EXERCISE REQUIREMENTS |
Omit any picture, and return the remaining data exactly as written.

+++

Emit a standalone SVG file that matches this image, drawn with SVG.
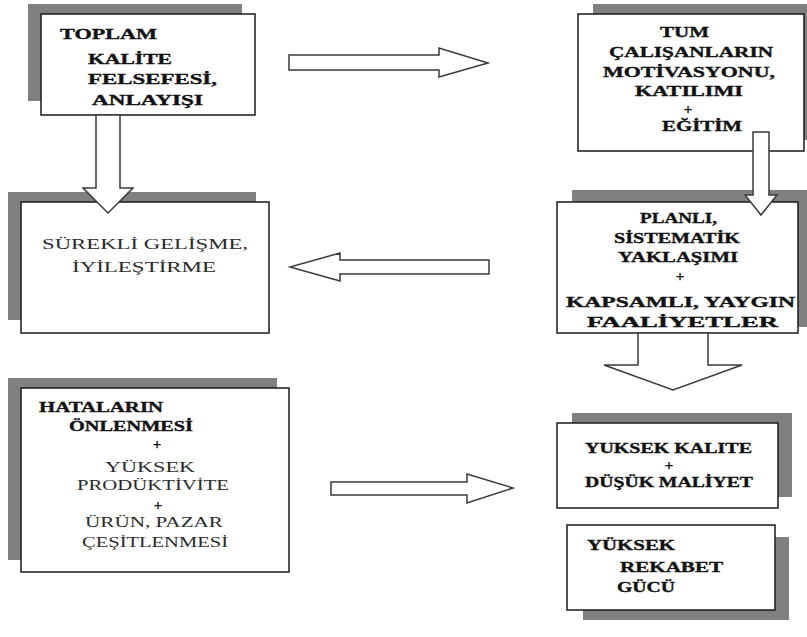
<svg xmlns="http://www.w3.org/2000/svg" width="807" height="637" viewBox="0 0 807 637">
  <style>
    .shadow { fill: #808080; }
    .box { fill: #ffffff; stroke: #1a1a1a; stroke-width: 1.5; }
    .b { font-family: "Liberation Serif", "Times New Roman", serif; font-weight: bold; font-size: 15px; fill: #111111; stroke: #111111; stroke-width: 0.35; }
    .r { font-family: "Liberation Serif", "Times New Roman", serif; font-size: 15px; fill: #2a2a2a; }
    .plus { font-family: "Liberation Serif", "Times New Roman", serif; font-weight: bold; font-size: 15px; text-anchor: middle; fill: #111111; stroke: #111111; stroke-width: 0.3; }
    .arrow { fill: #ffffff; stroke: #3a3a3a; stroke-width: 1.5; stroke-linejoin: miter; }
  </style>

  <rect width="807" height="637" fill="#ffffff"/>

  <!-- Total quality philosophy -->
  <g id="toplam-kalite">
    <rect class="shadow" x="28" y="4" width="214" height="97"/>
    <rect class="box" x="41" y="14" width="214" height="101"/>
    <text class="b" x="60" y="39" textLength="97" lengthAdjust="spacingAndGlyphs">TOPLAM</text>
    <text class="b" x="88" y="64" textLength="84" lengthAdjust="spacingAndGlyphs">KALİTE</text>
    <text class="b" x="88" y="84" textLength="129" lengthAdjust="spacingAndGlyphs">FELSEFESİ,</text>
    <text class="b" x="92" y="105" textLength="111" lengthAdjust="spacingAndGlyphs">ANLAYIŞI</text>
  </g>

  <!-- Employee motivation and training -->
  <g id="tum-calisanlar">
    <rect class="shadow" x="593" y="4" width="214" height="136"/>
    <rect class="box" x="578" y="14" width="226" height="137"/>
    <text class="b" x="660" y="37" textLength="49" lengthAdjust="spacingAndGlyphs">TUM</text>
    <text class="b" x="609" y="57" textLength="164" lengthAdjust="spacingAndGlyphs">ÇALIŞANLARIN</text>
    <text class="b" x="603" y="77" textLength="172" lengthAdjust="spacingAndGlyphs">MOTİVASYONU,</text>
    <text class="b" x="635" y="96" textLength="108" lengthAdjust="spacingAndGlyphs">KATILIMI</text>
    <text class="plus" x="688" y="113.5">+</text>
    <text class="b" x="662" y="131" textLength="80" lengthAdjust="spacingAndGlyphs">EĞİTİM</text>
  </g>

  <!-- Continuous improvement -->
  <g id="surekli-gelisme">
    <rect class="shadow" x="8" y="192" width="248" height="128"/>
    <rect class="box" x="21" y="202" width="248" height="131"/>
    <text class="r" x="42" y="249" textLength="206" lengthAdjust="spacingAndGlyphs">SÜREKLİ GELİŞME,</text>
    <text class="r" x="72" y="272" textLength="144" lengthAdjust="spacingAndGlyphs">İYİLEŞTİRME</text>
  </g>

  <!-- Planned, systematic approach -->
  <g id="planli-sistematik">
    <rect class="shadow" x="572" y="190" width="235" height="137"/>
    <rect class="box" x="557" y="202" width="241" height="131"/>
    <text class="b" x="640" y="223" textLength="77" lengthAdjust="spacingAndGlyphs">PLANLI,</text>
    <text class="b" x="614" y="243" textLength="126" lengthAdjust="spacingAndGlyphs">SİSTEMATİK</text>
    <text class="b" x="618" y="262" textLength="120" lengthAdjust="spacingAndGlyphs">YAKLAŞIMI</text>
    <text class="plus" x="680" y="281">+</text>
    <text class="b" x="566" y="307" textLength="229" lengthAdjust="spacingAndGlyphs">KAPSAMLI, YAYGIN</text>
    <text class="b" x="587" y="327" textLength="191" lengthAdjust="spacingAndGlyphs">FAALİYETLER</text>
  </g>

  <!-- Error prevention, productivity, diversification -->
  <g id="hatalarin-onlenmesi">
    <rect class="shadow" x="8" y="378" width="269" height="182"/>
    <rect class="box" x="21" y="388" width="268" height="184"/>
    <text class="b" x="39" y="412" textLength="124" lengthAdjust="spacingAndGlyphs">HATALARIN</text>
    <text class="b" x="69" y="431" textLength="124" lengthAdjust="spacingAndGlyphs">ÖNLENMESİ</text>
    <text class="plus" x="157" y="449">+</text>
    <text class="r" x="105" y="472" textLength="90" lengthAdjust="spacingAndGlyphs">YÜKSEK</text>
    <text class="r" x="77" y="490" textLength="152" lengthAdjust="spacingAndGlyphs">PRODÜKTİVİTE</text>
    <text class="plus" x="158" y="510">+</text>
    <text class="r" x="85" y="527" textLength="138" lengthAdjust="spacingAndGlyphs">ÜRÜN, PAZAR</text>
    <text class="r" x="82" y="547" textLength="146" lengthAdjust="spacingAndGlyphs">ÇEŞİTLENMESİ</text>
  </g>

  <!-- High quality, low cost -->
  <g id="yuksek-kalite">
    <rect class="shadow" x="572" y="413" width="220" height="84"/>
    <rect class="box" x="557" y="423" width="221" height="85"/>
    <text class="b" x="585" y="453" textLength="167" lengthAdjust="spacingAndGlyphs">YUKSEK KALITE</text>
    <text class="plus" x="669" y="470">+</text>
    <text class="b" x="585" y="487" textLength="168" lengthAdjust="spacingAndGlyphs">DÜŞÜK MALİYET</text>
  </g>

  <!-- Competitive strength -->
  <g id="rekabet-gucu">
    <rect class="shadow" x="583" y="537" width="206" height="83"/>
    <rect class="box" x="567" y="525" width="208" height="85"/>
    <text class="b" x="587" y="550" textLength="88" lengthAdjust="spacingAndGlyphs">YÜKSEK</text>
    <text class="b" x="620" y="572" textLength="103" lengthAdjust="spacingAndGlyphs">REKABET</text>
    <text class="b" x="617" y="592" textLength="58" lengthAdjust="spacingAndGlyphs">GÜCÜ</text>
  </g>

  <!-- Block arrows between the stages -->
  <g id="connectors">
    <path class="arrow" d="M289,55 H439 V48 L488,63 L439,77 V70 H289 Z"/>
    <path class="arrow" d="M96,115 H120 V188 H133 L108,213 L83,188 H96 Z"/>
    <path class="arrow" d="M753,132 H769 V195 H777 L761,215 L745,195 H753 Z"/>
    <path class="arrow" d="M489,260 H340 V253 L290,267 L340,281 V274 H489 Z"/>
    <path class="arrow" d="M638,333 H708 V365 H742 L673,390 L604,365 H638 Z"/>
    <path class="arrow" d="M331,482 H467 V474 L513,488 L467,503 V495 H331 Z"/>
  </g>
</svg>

+++

SOLVED PROBLEM |
Emit a standalone SVG file that matches this image, drawn with SVG.
<svg xmlns="http://www.w3.org/2000/svg" width="807" height="637" viewBox="0 0 807 637">
  <style>
    .shadow { fill: #808080; }
    .box { fill: #ffffff; stroke: #1a1a1a; stroke-width: 1.5; }
    .b { font-family: "Liberation Serif", "Times New Roman", serif; font-weight: bold; font-size: 15px; fill: #111111; stroke: #111111; stroke-width: 0.35; }
    .r { font-family: "Liberation Serif", "Times New Roman", serif; font-size: 15px; fill: #2a2a2a; }
    .plus { font-family: "Liberation Serif", "Times New Roman", serif; font-weight: bold; font-size: 15px; text-anchor: middle; fill: #111111; stroke: #111111; stroke-width: 0.3; }
    .arrow { fill: #ffffff; stroke: #3a3a3a; stroke-width: 1.5; stroke-linejoin: miter; }
  </style>

  <rect width="807" height="637" fill="#ffffff"/>

  <!-- Total quality philosophy -->
  <g id="toplam-kalite">
    <rect class="shadow" x="28" y="4" width="214" height="97"/>
    <rect class="box" x="41" y="14" width="214" height="101"/>
    <text class="b" x="60" y="39" textLength="97" lengthAdjust="spacingAndGlyphs">TOPLAM</text>
    <text class="b" x="88" y="64" textLength="84" lengthAdjust="spacingAndGlyphs">KALİTE</text>
    <text class="b" x="88" y="84" textLength="129" lengthAdjust="spacingAndGlyphs">FELSEFESİ,</text>
    <text class="b" x="92" y="105" textLength="111" lengthAdjust="spacingAndGlyphs">ANLAYIŞI</text>
  </g>

  <!-- Employee motivation and training -->
  <g id="tum-calisanlar">
    <rect class="shadow" x="593" y="4" width="214" height="136"/>
    <rect class="box" x="578" y="14" width="226" height="137"/>
    <text class="b" x="660" y="37" textLength="49" lengthAdjust="spacingAndGlyphs">TUM</text>
    <text class="b" x="609" y="57" textLength="164" lengthAdjust="spacingAndGlyphs">ÇALIŞANLARIN</text>
    <text class="b" x="603" y="77" textLength="172" lengthAdjust="spacingAndGlyphs">MOTİVASYONU,</text>
    <text class="b" x="635" y="96" textLength="108" lengthAdjust="spacingAndGlyphs">KATILIMI</text>
    <text class="plus" x="688" y="113.5">+</text>
    <text class="b" x="662" y="131" textLength="80" lengthAdjust="spacingAndGlyphs">EĞİTİM</text>
  </g>

  <!-- Continuous improvement -->
  <g id="surekli-gelisme">
    <rect class="shadow" x="8" y="192" width="248" height="128"/>
    <rect class="box" x="21" y="202" width="248" height="131"/>
    <text class="r" x="42" y="249" textLength="206" lengthAdjust="spacingAndGlyphs">SÜREKLİ GELİŞME,</text>
    <text class="r" x="72" y="272" textLength="144" lengthAdjust="spacingAndGlyphs">İYİLEŞTİRME</text>
  </g>

  <!-- Planned, systematic approach -->
  <g id="planli-sistematik">
    <rect class="shadow" x="572" y="190" width="235" height="137"/>
    <rect class="box" x="557" y="202" width="241" height="131"/>
    <text class="b" x="640" y="223" textLength="77" lengthAdjust="spacingAndGlyphs">PLANLI,</text>
    <text class="b" x="614" y="243" textLength="126" lengthAdjust="spacingAndGlyphs">SİSTEMATİK</text>
    <text class="b" x="618" y="262" textLength="120" lengthAdjust="spacingAndGlyphs">YAKLAŞIMI</text>
    <text class="plus" x="680" y="281">+</text>
    <text class="b" x="566" y="307" textLength="229" lengthAdjust="spacingAndGlyphs">KAPSAMLI, YAYGIN</text>
    <text class="b" x="587" y="327" textLength="191" lengthAdjust="spacingAndGlyphs">FAALİYETLER</text>
  </g>

  <!-- Error prevention, productivity, diversification -->
  <g id="hatalarin-onlenmesi">
    <rect class="shadow" x="8" y="378" width="269" height="182"/>
    <rect class="box" x="21" y="388" width="268" height="184"/>
    <text class="b" x="39" y="412" textLength="124" lengthAdjust="spacingAndGlyphs">HATALARIN</text>
    <text class="b" x="69" y="431" textLength="124" lengthAdjust="spacingAndGlyphs">ÖNLENMESİ</text>
    <text class="plus" x="157" y="449">+</text>
    <text class="r" x="105" y="472" textLength="90" lengthAdjust="spacingAndGlyphs">YÜKSEK</text>
    <text class="r" x="77" y="490" textLength="152" lengthAdjust="spacingAndGlyphs">PRODÜKTİVİTE</text>
    <text class="plus" x="158" y="510">+</text>
    <text class="r" x="85" y="527" textLength="138" lengthAdjust="spacingAndGlyphs">ÜRÜN, PAZAR</text>
    <text class="r" x="82" y="547" textLength="146" lengthAdjust="spacingAndGlyphs">ÇEŞİTLENMESİ</text>
  </g>

  <!-- High quality, low cost -->
  <g id="yuksek-kalite">
    <rect class="shadow" x="572" y="413" width="220" height="84"/>
    <rect class="box" x="557" y="423" width="221" height="85"/>
    <text class="b" x="585" y="453" textLength="167" lengthAdjust="spacingAndGlyphs">YUKSEK KALITE</text>
    <text class="plus" x="669" y="470">+</text>
    <text class="b" x="585" y="487" textLength="168" lengthAdjust="spacingAndGlyphs">DÜŞÜK MALİYET</text>
  </g>

  <!-- Competitive strength -->
  <g id="rekabet-gucu">
    <rect class="shadow" x="583" y="537" width="206" height="83"/>
    <rect class="box" x="567" y="525" width="208" height="85"/>
    <text class="b" x="587" y="550" textLength="88" lengthAdjust="spacingAndGlyphs">YÜKSEK</text>
    <text class="b" x="620" y="572" textLength="103" lengthAdjust="spacingAndGlyphs">REKABET</text>
    <text class="b" x="617" y="592" textLength="58" lengthAdjust="spacingAndGlyphs">GÜCÜ</text>
  </g>

  <!-- Block arrows between the stages -->
  <g id="connectors">
    <path class="arrow" d="M289,55 H439 V48 L488,63 L439,77 V70 H289 Z"/>
    <path class="arrow" d="M96,115 H120 V188 H133 L108,213 L83,188 H96 Z"/>
    <path class="arrow" d="M753,132 H769 V195 H777 L761,215 L745,195 H753 Z"/>
    <path class="arrow" d="M489,260 H340 V253 L290,267 L340,281 V274 H489 Z"/>
    <path class="arrow" d="M638,333 H708 V365 H742 L673,390 L604,365 H638 Z"/>
    <path class="arrow" d="M331,482 H467 V474 L513,488 L467,503 V495 H331 Z"/>
  </g>
</svg>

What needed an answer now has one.